Orgreave campaigners to apply to Government for ‘Hillsborough-style’ hearing

The Battle of Orgreave saw clashes between police and miners
The Battle of Orgreave saw clashes between police and miners

Campaigners are to apply to the Government for a ‘Hillsborough-style’ independent panel hearing into the infamous Battle of Orgreave.

Members of the Orgreave Truth and Justice Campaign met Home Secretary Theresa May this week after the Independent Police Complaints Commission saying it could not investigate claims of police misconduct relating to the events of 31 years ago.

Ms May has agreed the campaigners can submit an application to establish the panel for the Government’s consideration in September.

The Hillsborough independent panel hearing published its findings in 2012.

It resulted in new inquests being ordered into the deaths of 96 Liverpool supporters at the FA Cup semi-final in 1989 at Sheffield Wednesday’s Hillsborough Stadium – with a parallel investigation launched to establish whether those who died were unlawfully killed.

Barbara Jackson, OTJC secretary, said work will now start on putting together the application, with the group likely to approach Hillsborough campaigners for advice as part of the process.

She said: “We have agreed we will get our legal people to do a legal submission asking for a Hillsborough-style independent panel hearing which we view as a stepping stone to a full inquiry.

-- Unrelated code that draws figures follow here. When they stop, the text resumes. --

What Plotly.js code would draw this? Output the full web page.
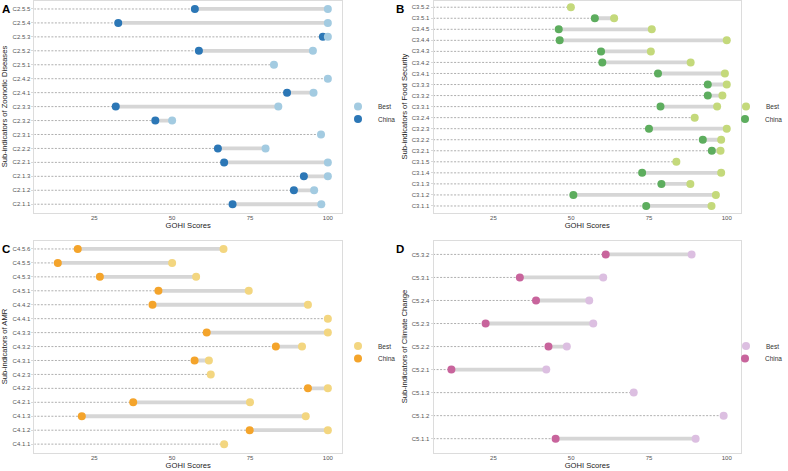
<!DOCTYPE html>
<html>
<head>
<meta charset="utf-8">
<script src="https://cdn.plot.ly/plotly-3.0.1.min.js"></script>
<style>
  html, body { margin: 0; padding: 0; background: #fff; }
  #chart { width: 788px; height: 471px; }
</style>
</head>
<body>
<div id="chart"></div>
<script>
// Panel A - Zoonotic Diseases (bottom to top)
const catsA = ["C2.1.1","C2.1.2","C2.1.3","C2.2.1","C2.2.2","C2.3.1","C2.3.2","C2.3.3","C2.4.1","C2.4.2","C2.5.1","C2.5.2","C2.5.3","C2.5.4","C2.5.5"];
const bestA  = [97.9, 95.6, 100, 100, 80.0, 97.8, 50.0, 84.1, 95.4, 100, 82.7, 95.2, 100, 100, 100];
const chinaA = [69.4, 89.1, 92.3, 66.7, 64.7, null, 44.6, 31.9, 86.9, null, null, 58.6, 98.4, 32.7, 57.3];

// Panel B - Food Security
const catsB = ["C3.1.1","C3.1.2","C3.1.3","C3.1.4","C3.1.5","C3.2.1","C3.2.2","C3.2.3","C3.2.4","C3.3.1","C3.3.2","C3.3.3","C3.4.1","C3.4.2","C3.4.3","C3.4.4","C3.4.5","C3.5.1","C3.5.2"];
const bestB  = [95.1, 96.5, 88.3, 98.2, 83.8, 98.0, 98.2, 100, 89.7, 96.9, 98.6, 100, 99.4, 88.4, 75.6, 100, 75.9, 63.8, 49.9];
const chinaB = [74.1, 50.7, 79.0, 72.8, null, 95.2, 92.3, 75.0, null, 78.7, 93.9, 93.9, 77.9, 60.0, 59.6, 46.3, 46.0, 57.6, null];

// Panel C - AMR
const catsC = ["C4.1.1","C4.1.2","C4.1.3","C4.2.1","C4.2.2","C4.2.3","C4.3.1","C4.3.2","C4.3.3","C4.4.1","C4.4.2","C4.5.1","C4.5.3","C4.5.5","C4.5.6"];
const bestC  = [66.7, 100, 92.9, 75.0, 100, 62.4, 61.8, 91.7, 100, 100, 93.6, 74.6, 57.7, 50.0, 66.5];
const chinaC = [null, 74.9, 21.0, 37.5, 93.6, null, 57.2, 83.3, 61.1, null, 43.7, 45.6, 26.8, 13.3, 19.7];

// Panel D - Climate Change
const catsD = ["C5.1.1","C5.1.2","C5.1.3","C5.2.1","C5.2.2","C5.2.3","C5.2.4","C5.3.1","C5.3.2"];
const bestD  = [90.0, 99.0, 70.1, 42.0, 48.6, 57.1, 55.8, 60.3, 88.7];
const chinaD = [45.0, null, null, 11.5, 42.7, 22.5, 38.7, 33.5, 61.1];

const FONT = "Liberation Sans, Arial, sans-serif";
const XRANGE = [5.8, 104.5];

const panels = [
  { cats: catsA, best: bestA, china: chinaA, bestCol: "#a3cbe1", chinaCol: "#2c77b6", title: "Sub-indicators of Zoonotic Diseases",
    xd: [34.5, 342.3], yd: [0.6, 212.6], label: "A", legX: 338, legY: [106.5, 119] },
  { cats: catsB, best: bestB, china: chinaB, bestCol: "#c4d97b", chinaCol: "#5dad5e", title: "Sub-indicators of Food Security",
    xd: [434.2, 741.7], yd: [0.6, 212.6], label: "B", legX: 726, legY: [106.5, 119] },
  { cats: catsC, best: bestC, china: chinaC, bestCol: "#f3d680", chinaCol: "#f4a42b", title: "Sub-indicators of AMR",
    xd: [34.5, 342.3], yd: [240.6, 452.5], label: "C", legX: 338, legY: [346, 358.5] },
  { cats: catsD, best: bestD, china: chinaD, bestCol: "#dcbfe1", chinaCol: "#c8649c", title: "Sub-indicators of Climate Change",
    xd: [434.2, 741.7], yd: [240.6, 452.5], label: "D", legX: 726, legY: [346, 358.5] }
];

const W = 788, H = 471;
const traces = [];
const layout = {
  width: W, height: H,
  margin: { l: 0, r: 0, t: 0, b: 0 },
  paper_bgcolor: "#fff", plot_bgcolor: "#fff",
  font: { family: FONT, size: 6, color: "#4d4d4d" },
  annotations: []
};

function legName(k) { return k === 0 ? "legend" : "legend" + (k + 1); }

panels.forEach((p, i) => {
  const n = i === 0 ? "" : String(i + 1);
  const xa = "x" + n, ya = "y" + n;
  const lgBest = legName(2 * i), lgChina = legName(2 * i + 1);

  // dashed leader from the left edge to China (or Best if no China)
  const dx = [], dy = [], gx = [], gy = [];
  p.cats.forEach((c, k) => {
    const end = p.china[k] != null ? p.china[k] : p.best[k];
    dx.push(0, end, null); dy.push(c, c, null);
    if (p.china[k] != null) { gx.push(p.china[k], p.best[k], null); gy.push(c, c, null); }
  });
  traces.push({ x: dx, y: dy, xaxis: xa, yaxis: ya, type: "scatter", mode: "lines",
    line: { color: "#8c8c8c", width: 0.7, dash: "2px,1.5px" }, hoverinfo: "skip", showlegend: false });
  traces.push({ x: gx, y: gy, xaxis: xa, yaxis: ya, type: "scatter", mode: "lines",
    line: { color: "#d6d6d6", width: 3.8 }, hoverinfo: "skip", showlegend: false });
  traces.push({ x: p.china, y: p.cats, xaxis: xa, yaxis: ya, type: "scatter", mode: "markers", name: "China",
    marker: { color: p.chinaCol, size: 8 }, legend: lgChina });
  traces.push({ x: p.best, y: p.cats, xaxis: xa, yaxis: ya, type: "scatter", mode: "markers", name: "Best",
    marker: { color: p.bestCol, size: 8 }, legend: lgBest });

  layout["xaxis" + n] = {
    domain: [p.xd[0] / W, p.xd[1] / W], anchor: ya, range: XRANGE,
    tickvals: [25, 50, 75, 100], ticks: "", ticklabelstandoff: -1,
    showgrid: false, zeroline: false, showline: true, mirror: true, linecolor: "#dcdcdc", linewidth: 1,
    tickfont: { size: 6, color: "#555" },
    title: { text: "GOHI Scores", font: { size: 7.6, color: "#222" }, standoff: 0 }
  };
  layout["yaxis" + n] = {
    domain: [1 - p.yd[1] / H, 1 - p.yd[0] / H], anchor: xa,
    type: "category", categoryorder: "array", categoryarray: p.cats,
    range: [-0.6, p.cats.length - 0.4],
    ticks: "outside", ticklen: 2, tickcolor: "#d9d9d9",
    showgrid: false, zeroline: false, showline: true, mirror: true, linecolor: "#dcdcdc", linewidth: 1,
    tickfont: { size: 6, color: "#555" },
    title: { text: p.title, font: { size: 7.6, color: "#222" }, standoff: 3 }
  };
  [lgBest, lgChina].forEach((lg, j) => {
    layout[lg] = {
      x: p.legX / W, y: 1 - p.legY[j] / H, xanchor: "left", yanchor: "middle",
      bgcolor: "rgba(0,0,0,0)", borderwidth: 0, font: { size: 6.5, color: "#333" },
      itemwidth: 30
    };
  });
  layout.annotations.push({
    text: "<b>" + p.label + "</b>", xref: "paper", yref: "paper",
    x: (i % 2 === 0 ? 0 : 395) / W, y: 1 - p.yd[0] / H,
    xanchor: "left", yanchor: "top", showarrow: false,
    font: { size: 11.5, color: "#000", family: FONT }
  });
});

Plotly.newPlot("chart", traces, layout, { displayModeBar: false, staticPlot: true });
</script>
</body>
</html>
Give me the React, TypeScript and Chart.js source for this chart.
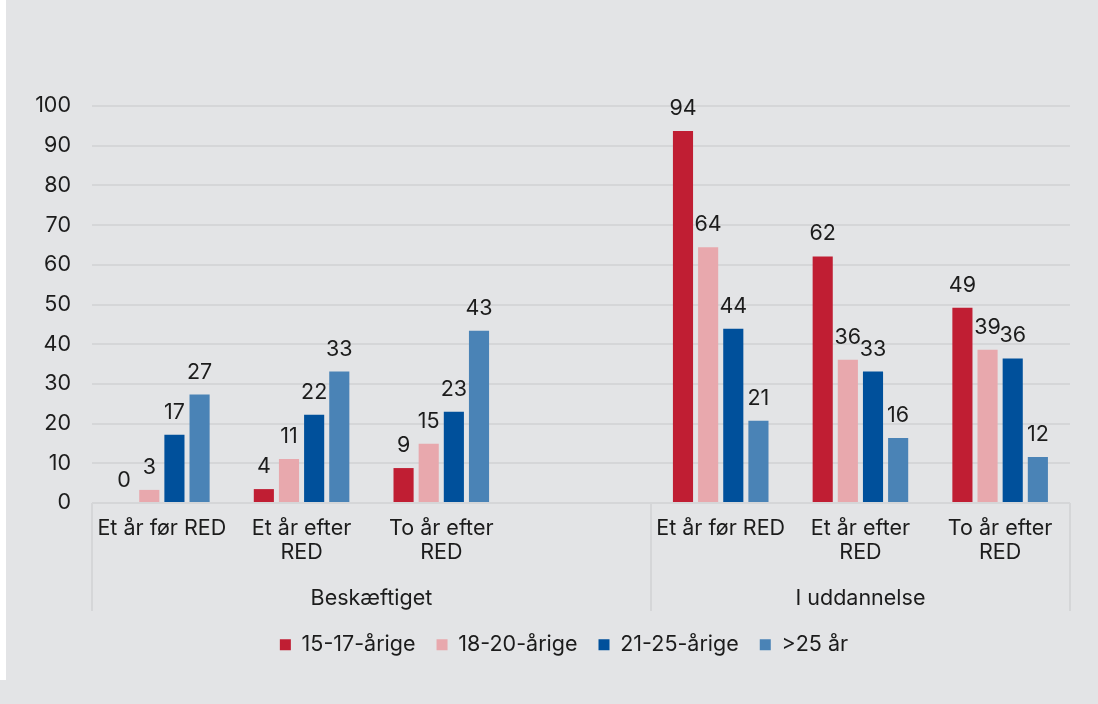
import React, { useEffect, useRef } from "react";
import { Chart, registerables } from "chart.js";

Chart.register(...registerables);

const categories: (string | string[])[] = [
  "Et år før RED",
  ["Et år efter", "RED"],
  ["To år efter", "RED"],
  "",
  "Et år før RED",
  ["Et år efter", "RED"],
  ["To år efter", "RED"],
];

const groupLabels = ["Beskæftiget", "I uddannelse"];
const groupStart = [0, 4];
const groupEnd = [3, 6];

const seriesNames = ["15-17-årige", "18-20-årige", "21-25-årige", ">25 år"];
const seriesColors = ["#c01e33", "#e8a8ad", "#00509b", "#4a83b6"];

const age15_17 = [0, 3.5, 8.8, null, 93.7, 62.1, 49.2];
const age18_20 = [3.3, 11.1, 14.9, null, 64.4, 36.1, 38.6];
const age21_25 = [17.2, 22.2, 23.0, null, 43.9, 33.1, 36.4];
const age25plus = [27.3, 33.1, 43.4, null, 20.7, 16.4, 11.6];

const yTicks = [0, 10, 20, 30, 40, 50, 60, 70, 80, 90, 100];

const TEXT = "#1c1c1c";
const GRID = "#d5d6d8";
const FONT = "Inter";
const FS = 21.5;

const valueLabels = {
  id: "valueLabels",
  afterDatasetsDraw(chart: any) {
    const ctx = chart.ctx;
    ctx.save();
    ctx.font = `${FS}px ${FONT}`;
    ctx.fillStyle = TEXT;
    ctx.textAlign = "center";
    ctx.textBaseline = "alphabetic";
    chart.data.datasets.forEach((ds: any, di: number) => {
      const meta = chart.getDatasetMeta(di);
      meta.data.forEach((el: any, i: number) => {
        const v = ds.data[i];
        if (v === null || v === undefined) return;
        ctx.fillText(String(Math.round(v)), el.x, el.y - 16);
      });
    });
    ctx.restore();
  },
};

const groupAxis = {
  id: "groupAxis",
  afterDraw(chart: any) {
    const ctx = chart.ctx;
    const x = chart.scales.x;
    const n = chart.data.labels.length;
    const cw = (x.right - x.left) / n;
    const bottom = chart.chartArea.bottom;
    ctx.save();
    ctx.strokeStyle = GRID;
    ctx.lineWidth = 2;
    const edges: number[] = [];
    groupLabels.forEach((g, gi) => {
      const l = x.getPixelForValue(groupStart[gi]) - cw / 2;
      const r = x.getPixelForValue(groupEnd[gi]) + cw / 2;
      edges.push(l, r);
      ctx.fillStyle = TEXT;
      ctx.font = `${FS}px ${FONT}`;
      ctx.textAlign = "center";
      ctx.textBaseline = "middle";
      ctx.fillText(g, (l + r) / 2, bottom + 96);
    });
    Array.from(new Set(edges.map((e) => Math.round(e)))).forEach((e) => {
      ctx.beginPath();
      ctx.moveTo(e, bottom);
      ctx.lineTo(e, bottom + 108);
      ctx.stroke();
    });
    ctx.restore();
  },
};

const legendShift = {
  id: "legendShift",
  afterLayout(chart: any) {
    if (chart.legend) {
      chart.legend.left += 29;
      chart.legend.right += 29;
    }
  },
};

export default function App() {
  const ref = useRef<HTMLCanvasElement | null>(null);

  useEffect(() => {
    document.body.style.margin = "0";
    document.body.style.background = "#e3e4e6";
    if (!ref.current) return;
    const seriesData = [age15_17, age18_20, age21_25, age25plus];
    const chart = new Chart(ref.current, {
      type: "bar",
      data: {
        labels: categories,
        datasets: seriesNames.map((name, i) => ({
          label: name,
          data: seriesData[i],
          backgroundColor: seriesColors[i],
          borderWidth: 0,
          categoryPercentage: 0.72,
          barPercentage: 0.8,
        })),
      },
      options: {
        animation: false,
        responsive: true,
        maintainAspectRatio: false,
        layout: { padding: { top: 106, right: 28, bottom: 38.5, left: 0 } },
        plugins: {
          tooltip: { enabled: false },
          legend: {
            position: "bottom",
            labels: {
              boxWidth: 11,
              boxHeight: 11,
              padding: 21,
              color: TEXT,
              font: { family: FONT, size: FS },
            },
          },
        },
        scales: {
          x: {
            grid: { display: false, drawTicks: false },
            border: { display: false },
            ticks: {
              autoSkip: false,
              maxRotation: 0,
              minRotation: 0,
              padding: 13,
              color: TEXT,
              font: { family: FONT, size: FS, lineHeight: 1.12 },
            },
            afterFit(scale: any) {
              scale.height = 110;
            },
          },
          y: {
            min: 0,
            max: 100,
            afterBuildTicks(scale: any) {
              scale.ticks = yTicks.map((v) => ({ value: v }));
            },
            grid: { color: GRID, lineWidth: 2, drawTicks: false },
            border: { display: false },
            ticks: {
              padding: 21,
              color: TEXT,
              font: { family: FONT, size: FS },
            },
            afterFit(scale: any) {
              scale.width = 92;
            },
          },
        },
      },
      plugins: [valueLabels, groupAxis, legendShift],
    });
    return () => chart.destroy();
  }, []);

  return (
    <div style={{ position: "relative", width: 1098, height: 704, background: "#e3e4e6" }}>
      <div style={{ position: "absolute", left: 0, top: 0, width: 6, height: 680, background: "#ffffff" }} />
      <canvas ref={ref} />
    </div>
  );
}
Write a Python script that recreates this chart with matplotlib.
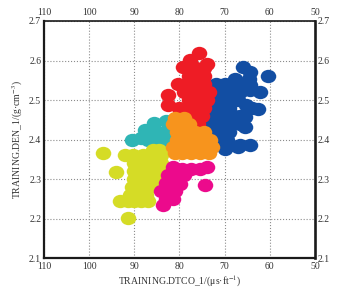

“Ms May has agreed we can submit that in early September. I can’t say it is going to be a success, but it is an interesting opening she has offered us.

“The IPCC decision report contained a lot of interesting nuggets and information that is the foundation of our case for an independent panel.

“The IPCC said it was beyond their remit and they didn’t have the resources to investigate. We believe the issues could be best dealt with by a full public inquiry.”

The new move by the campaigners follows the IPCC announcing in June it will not be investigating the allegations of misconduct against South Yorkshire Police, suggesting doing so would require a Hillsborough-style public inquiry.

The IPCC said, because of the passage of time, allegations of assault and misconduct by police officers ‘could not be pursued’, but added it could review the decision if fresh evidence is produced.

In the Battle of Orgreave 95 miners were arrested at Orgreave coking plant on June 18, 1984, after clashes with police during the national Miners’ Strike.

When the cases came to court, all were abandoned when it became clear evidence provided by police was unreliable.